Die Kommune ist hier als Moderator gefragt, der Weichen stellt, Möglichkeiten aufzeigt, Wege ebnet, Kontakte herstellt und vermittelt. Zukünftiges Grünflächenmanagement bedeutet nicht mehr nur die Planung und Pflege von öffentlichen Grünflächen zu organisieren, sondern flexibel auf die immer wieder neuen und überraschenden Nutzungsansprüche der Menschen an ihre Freiräume zu reagieren. Unsere Städte werden immer bunter, multikultureller, auch chaotischer und voller, die Ansprüche ihrer Einwohner an ihr Wohnumfeld steigen, gleichzeitig müssen Städte viele Funktionen erfüllen und sie stellen nach wie vor ein wichtiges Element unserer natürlichen Lebengrundlagen dar. In diesem vielfältigen, schwierigen Umfeld gilt es für Kommunen, den Bestand der lebensnotwendigen Parkanlagen und Grünflächen und deren dauerhafte Entwicklung klug, flexibel und kreativ zu fördern, damit auch spätere Generationen gerade in Städten noch eine lebenswerte Umwelt vorfinden. Das Schöne ist, dass die Garten- und Grünflächenämter bei dieser schwierigen Aufgabe durch die vielen Akteure des urban gardening neue Unterstützer und Partner finden – wenn sie es wollen und aus ihrem üblichen Rollenverständnis hinausfinden.

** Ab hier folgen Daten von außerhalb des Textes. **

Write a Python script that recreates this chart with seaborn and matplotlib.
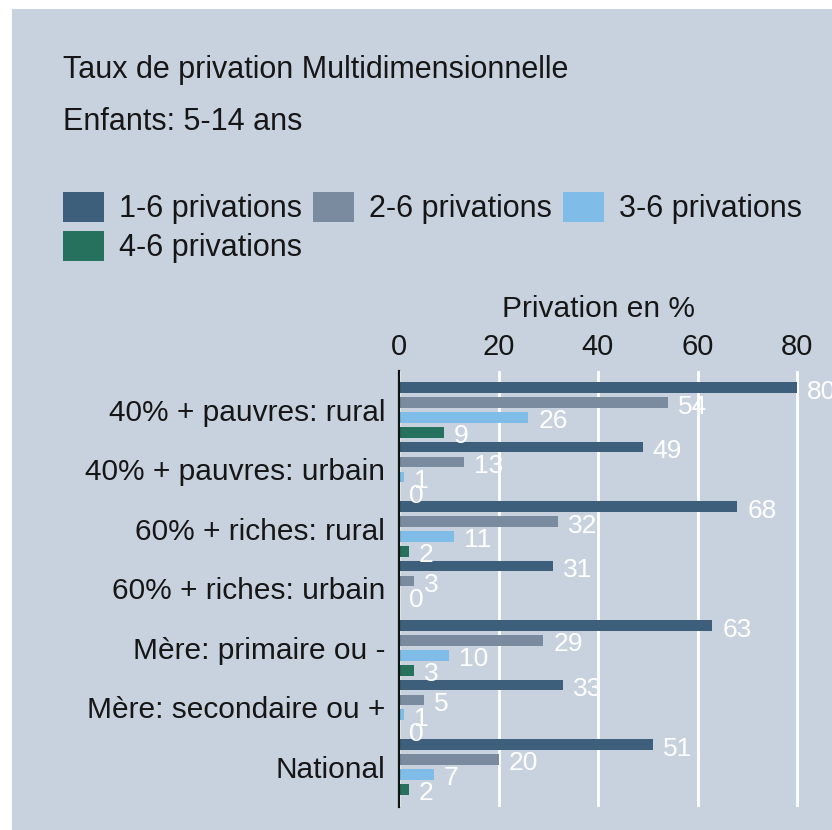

Fazit: Auf breiter gesellschaftlicher, institutioneller und räumlicher Ebene gibt es heute ein extrem starkes Interesse am Grün, Freiraum, Pflanzen und insbesondere Nutzung mittels essbaren Pflanzen zur Nahrungsmittelproduktion. Gleichzeitig gibt es das Dogma der angeblich erforderlichen Verdichtung bzw. „Nach“-verdichtung von Städten und den Verlust von unberührten Landschaften und Technisierung derselben durch Solar-, Wind- und Biogasanlagen. Die letzte Streuobstwiese im Viertel wird bebaut mit zwangsbelüfteten Niedrigenergiehäusern und vollverglasten, schallisolierten Eigentumswohnungen, gleichzeitig werden Bio-Äpfel aus Neuseeland einflogen. Vor diesem Hintergrund ist urban gardening letztlich überall, an jeder Stelle, auf jedem Rasenstreifen, jeder Verkehrsinsel, jedem brach liegenden Baugrundstück positiv zu bewerten, weil wir daran erinnert werden, was bei uns alles wächst, wann und wie Gemüse reift, wie reich und vielfältig der Ertrag von ein paar Quadratmetern Boden sein kann und wie gut und saftig eine reife, selbst geerntete Frucht schmecken kann.

Umweltprobleme, ökonomische und gesellschaftliche Veränderungsprozesse führen zu einer neuen globalen, grünen Revolution. Der urbane Garten ist dabei der gemeinsame Nenner für alle gesellschaftlichen Schichten und Altersgruppen:

- Die Lust am Garten ist längst en vogue und in der Mitte der Gesellschaft angekommen. Ähnlich wie England und Frankreich parliert man gerne mit, in und über Gärten und Pflanzen.
- Die Freude an Gärten und Gemüsebau erhält zusätzlichen Auftrieb durch die neue Lust am Kochen und die auch dort allseits gepriesene Regionalität der Lebensmittel sowie die besondere Beachtung der Geschmacksnuancen unterschiedliche Gemüsesorten.
- Lust am aktiven Alter: Die Menschen werden gesünder älter, haben ein Bewusstsein für gesunde Ernährung, Freude an Blumen, aber auch an maßvoller körperlicher Betätigung – und Zeit!
- Schüler und Jugendliche: Der urban gardening-Trend unter jüngeren Menschen nährt sich aus einer „Revolte-Haltung“ und der typischen Anti-Haltung zum gesellschaftlichen mainstream. Der Geist der Öko- und Friedensbewegung der 80iger Jahre ist den heute 15- bis 25 jährigen unbekannt, heutige Probleme wie Globalisierung der Weltwirtschaft, Gen-Food und Klimawandel aktivieren junge Menschen erneut.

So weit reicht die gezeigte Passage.